*PROBLEM TO WORK ON:*
Output the material below unchanged, apart from leaving out the pictures.

....

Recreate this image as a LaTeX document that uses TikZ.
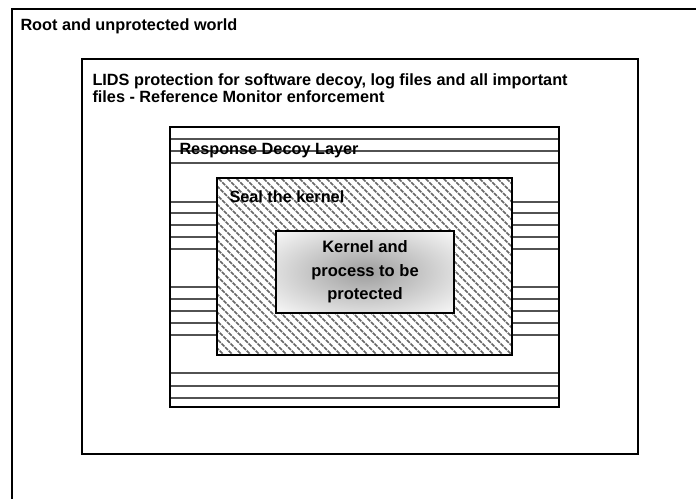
\documentclass[tikz,border=0pt]{standalone}
\usepackage{fontspec}
\setmainfont{Liberation Sans}
\tikzset{every picture/.style={line width=0.75pt}}
\tikzset{
  boxline/.style={line width=1.5pt},
  decoyline/.style={draw=black!68, line width=1.9pt},
  hatchline/.style={draw=black!60, line width=1.2pt, dash pattern=on 3pt off 0.8pt},
  boxtext/.style={font=\bfseries\fontsize{12.2}{13.2}\selectfont, inner sep=0pt, align=left}
}

\begin{document}
\begin{tikzpicture}[x=0.75pt,y=0.75pt,yscale=-1,xscale=1]
	\useasboundingbox (0,0) rectangle (696,499);
	\fill[white] (0,0) rectangle (696,499);

	%Shape: Rectangle [id:outer] 
	\draw[boxline] (12,9) rectangle (730,530);
	%Shape: Rectangle [id:lids] 
	\draw[boxline] (82,59) rectangle (638,454);

	%Shape: Lines [id:decoy] 
	\foreach \y in {139,151,163,373,386,398}
		\draw[decoyline] (170,\y) -- (559,\y);
	\foreach \y in {202,213,225,237,249,287,299,311,323,335} {
		\draw[decoyline] (170,\y) -- (217,\y);
		\draw[decoyline] (512,\y) -- (559,\y);
	}
	%Shape: Rectangle [id:decoybox] 
	\draw[boxline] (170,127) rectangle (559,407);

	%Shape: Rectangle [id:seal] 
	\fill[white] (217,178) rectangle (512,355);
	\begin{scope}
		\clip (217,178) rectangle (512,355);
		\foreach \c in {-140,-131,...,340}
			\draw[hatchline] (\c+168,168) -- ++(200,200);
	\end{scope}
	\draw[boxline] (217,178) rectangle (512,355);

	%Shape: Rectangle [id:kernel] 
	\fill[white] (276,231) rectangle (454,313);
	\begin{scope}
		\clip (276,231) rectangle (454,313);
		\shade[inner color=black!38, outer color=white] (365,272) ellipse (135 and 62);
	\end{scope}
	\draw[boxline] (276,231) rectangle (454,313);

	% Text Node
	\node[boxtext, anchor=base west] (root) at (20,31) {Root and unprotected world};
	% Text Node
	\node[boxtext, anchor=north west] (lids) at (92,73) {LIDS protection for software decoy, log files and all important\\files - Reference Monitor enforcement};
	% Text Node
	\node[boxtext, anchor=base west] (decoy) at (179,155) {Response Decoy Layer};
	% Text Node
	\node[boxtext, anchor=base west] (seal) at (229,203) {Seal the kernel};
	% Text Node
	\node[boxtext, align=center, font=\bfseries\fontsize{12.4}{17.5}\selectfont] (kernel) at (365,272) {Kernel and\\process to be\\protected};

\end{tikzpicture}
\end{document}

....

*EXERCISE SOLUTION:*
Recreate this image as a LaTeX document that uses TikZ.
\documentclass[tikz,border=0pt]{standalone}
\usepackage{fontspec}
\setmainfont{Liberation Sans}
\tikzset{every picture/.style={line width=0.75pt}}
\tikzset{
  boxline/.style={line width=1.5pt},
  decoyline/.style={draw=black!68, line width=1.9pt},
  hatchline/.style={draw=black!60, line width=1.2pt, dash pattern=on 3pt off 0.8pt},
  boxtext/.style={font=\bfseries\fontsize{12.2}{13.2}\selectfont, inner sep=0pt, align=left}
}

\begin{document}
\begin{tikzpicture}[x=0.75pt,y=0.75pt,yscale=-1,xscale=1]
	\useasboundingbox (0,0) rectangle (696,499);
	\fill[white] (0,0) rectangle (696,499);

	%Shape: Rectangle [id:outer] 
	\draw[boxline] (12,9) rectangle (730,530);
	%Shape: Rectangle [id:lids] 
	\draw[boxline] (82,59) rectangle (638,454);

	%Shape: Lines [id:decoy] 
	\foreach \y in {139,151,163,373,386,398}
		\draw[decoyline] (170,\y) -- (559,\y);
	\foreach \y in {202,213,225,237,249,287,299,311,323,335} {
		\draw[decoyline] (170,\y) -- (217,\y);
		\draw[decoyline] (512,\y) -- (559,\y);
	}
	%Shape: Rectangle [id:decoybox] 
	\draw[boxline] (170,127) rectangle (559,407);

	%Shape: Rectangle [id:seal] 
	\fill[white] (217,178) rectangle (512,355);
	\begin{scope}
		\clip (217,178) rectangle (512,355);
		\foreach \c in {-140,-131,...,340}
			\draw[hatchline] (\c+168,168) -- ++(200,200);
	\end{scope}
	\draw[boxline] (217,178) rectangle (512,355);

	%Shape: Rectangle [id:kernel] 
	\fill[white] (276,231) rectangle (454,313);
	\begin{scope}
		\clip (276,231) rectangle (454,313);
		\shade[inner color=black!38, outer color=white] (365,272) ellipse (135 and 62);
	\end{scope}
	\draw[boxline] (276,231) rectangle (454,313);

	% Text Node
	\node[boxtext, anchor=base west] (root) at (20,31) {Root and unprotected world};
	% Text Node
	\node[boxtext, anchor=north west] (lids) at (92,73) {LIDS protection for software decoy, log files and all important\\files - Reference Monitor enforcement};
	% Text Node
	\node[boxtext, anchor=base west] (decoy) at (179,155) {Response Decoy Layer};
	% Text Node
	\node[boxtext, anchor=base west] (seal) at (229,203) {Seal the kernel};
	% Text Node
	\node[boxtext, align=center, font=\bfseries\fontsize{12.4}{17.5}\selectfont] (kernel) at (365,272) {Kernel and\\process to be\\protected};

\end{tikzpicture}
\end{document}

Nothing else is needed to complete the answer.